Friday, August 21, 2009

Robust OCR in video

I used the "Robust OCR dataset" below to make a system for reading runner bibs in video. Standard ML techniques give fairly good results without much tweaking -- AdaBoost with stumps to go through all connected components (in thresholded image) and generate potential candidates, SVM/Gaussian kernel to classify those candidates into digits. Here's a screenshot and a video of this system in action.

Video

7 comments:

hr0nix said...

Are black rectangles false positives from AdaBoost?

Yaroslav said...

Kind of, rectangles are initial candidates generated by AdaBoost. I found it to be more robust to consider top 50 candidates regardless of their score, and then use some heuristics to filter out ones not related to bibs

Alex said...

Yaroslav, I was wondering if the OCR was happening in realtime or in post processing of the video?
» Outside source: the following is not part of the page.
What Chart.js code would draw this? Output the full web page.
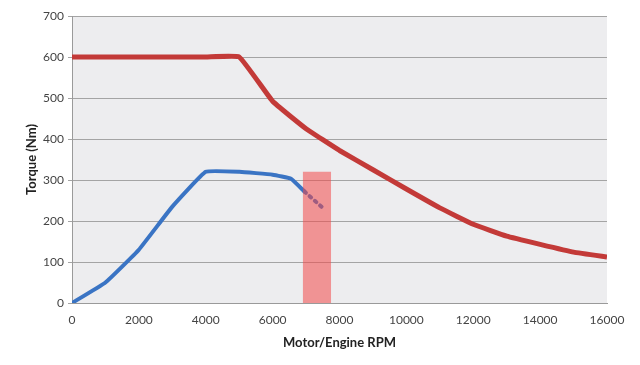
<!DOCTYPE html>
<html>
<head>
<meta charset="utf-8">
<script src="https://cdn.jsdelivr.net/npm/chart.js@4"></script>
<style>
  html, body { margin: 0; padding: 0; background: #fff; }
  #wrap { width: 640px; height: 365px; }
</style>
</head>
<body>
<div id="wrap"><canvas id="myChart"></canvas></div>
<script>
// motor curve (red)
const motorRpm = [0, 1000, 2000, 3000, 4000, 5000, 6000, 7000, 8000, 9000, 10000, 11000, 12000, 13000, 14000, 15000, 16000];
const motorTorque = [600, 600, 600, 600, 600, 600, 492, 425, 372, 325, 278, 232, 192, 163, 143, 124, 112];

// engine curve (blue), solid part then dotted tail
const engineRpm = [0, 1000, 2000, 3000, 4000, 5000, 6000, 6550, 6950];
const engineTorque = [0, 50, 130, 235, 320, 320, 313, 303, 272];
const engineTailRpm = [6950, 7500];
const engineTailTorque = [272, 232];

// shaded band
const bandRpm = [6900, 7750];
const bandTorque = [320, 320];

const xTicks = [0, 2000, 4000, 6000, 8000, 10000, 12000, 14000, 16000];

const toPts = (xs, ys) => xs.map((x, i) => ({ x: x, y: ys[i] }));

const plotBg = {
  id: "plotBg",
  beforeDraw(chart) {
    const a = chart.chartArea;
    const ctx = chart.ctx;
    ctx.save();
    ctx.fillStyle = "#ededef";
    ctx.fillRect(a.left, a.top, a.right - a.left, a.bottom - a.top);
    ctx.restore();
  },
};

const tickFont = { family: "Lato, 'Open Sans', sans-serif", size: 12 };
const titleFont = { family: "Lato, 'Open Sans', sans-serif", size: 13, weight: "bold" };

new Chart(document.getElementById("myChart"), {
  type: "scatter",
  data: {
    datasets: [
      {
        label: "motor",
        data: toPts(motorRpm, motorTorque),
        showLine: true,
        borderColor: "#c33a38",
        borderWidth: 5,
        pointRadius: 0,
        tension: 0.1,
        order: 3,
      },
      {
        label: "engine",
        data: toPts(engineRpm, engineTorque),
        showLine: true,
        borderColor: "#3a74c4",
        borderWidth: 4,
        pointRadius: 0,
        tension: 0.1,
        borderCapStyle: "round",
        order: 2,
      },
      {
        label: "engine tail",
        data: toPts(engineTailRpm, engineTailTorque),
        showLine: true,
        borderColor: "#3a74c4",
        borderWidth: 4,
        borderDash: [2, 5],
        borderCapStyle: "round",
        pointRadius: 0,
        order: 2,
      },
      {
        label: "band",
        data: toPts(bandRpm, bandTorque),
        showLine: true,
        borderWidth: 0,
        borderColor: "rgba(0,0,0,0)",
        backgroundColor: "rgba(242,72,72,0.55)",
        fill: "origin",
        pointRadius: 0,
        order: 1,
      },
    ],
  },
  options: {
    responsive: true,
    maintainAspectRatio: false,
    animation: false,
    layout: { padding: { left: 24, right: 33, top: 16, bottom: 14 } },
    plugins: {
      legend: { display: false },
      tooltip: { enabled: false },
    },
    scales: {
      x: {
        type: "linear",
        min: 0,
        max: 16000,
        afterFit: (s) => { s.height = 48; },
        afterBuildTicks: (s) => { s.ticks = xTicks.map((v) => ({ value: v })); },
        grid: { display: false, drawOnChartArea: false, drawTicks: true, tickLength: 5, color: "#9a9a9a" },
        border: { color: "#9a9a9a", width: 1 },
        ticks: { color: "#444", font: tickFont, padding: 5, maxRotation: 0, callback: (v) => String(v) },
        title: { display: true, text: "Motor/Engine RPM", color: "#222", font: titleFont, padding: 0 },
      },
      y: {
        min: 0,
        max: 700,
        afterFit: (s) => { s.width = 48; },
        grid: { color: "#a4a4a4", lineWidth: 1, tickLength: 4 },
        border: { color: "#9a9a9a", width: 1 },
        ticks: { stepSize: 100, color: "#444", font: tickFont, padding: 4, callback: (v) => String(v) },
        title: { display: true, text: "Torque (Nm)", color: "#222", font: titleFont, padding: 0 },
      },
    },
  },
  plugins: [plotBg],
});
</script>
</body>
</html>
It appears the video is a little slow motion, was that because OCR wasn't as accurate at normal speeds?

Jai Pillai said...

Impressive results. I am wondering whether you are using all the frames in the video, or just one good frame? In the former case, how are you integrating the results from each frame?

Yaroslav said...

Alex: it's not real time
Jai: you mean how do I determine which bibs occur in the video? I just return bib numbers which occur in more than k frames (k hand-tuned, 40 seems to be OK)

M P Divecha said...

Hi,
I am working on a similar problem (here: http://stackoverflow.com/questions/6794372/localization-of-numbers-within-a-complex-scene-image). Can you give me some tips on how you did this?
I have never used boosting before, so I would like to know how did you train the classifiers? Is there any dataset availble?
Your help in this regard will be highly appreciated :-)

Thanks.

Dmitry Nozhnin said...

Ярослав, здравствуйте,

А выкладывали ли вы код или более подробное описание вашего алгоритма? Очень интересный подход, хотелось бы почитать подробнее. Спасибо!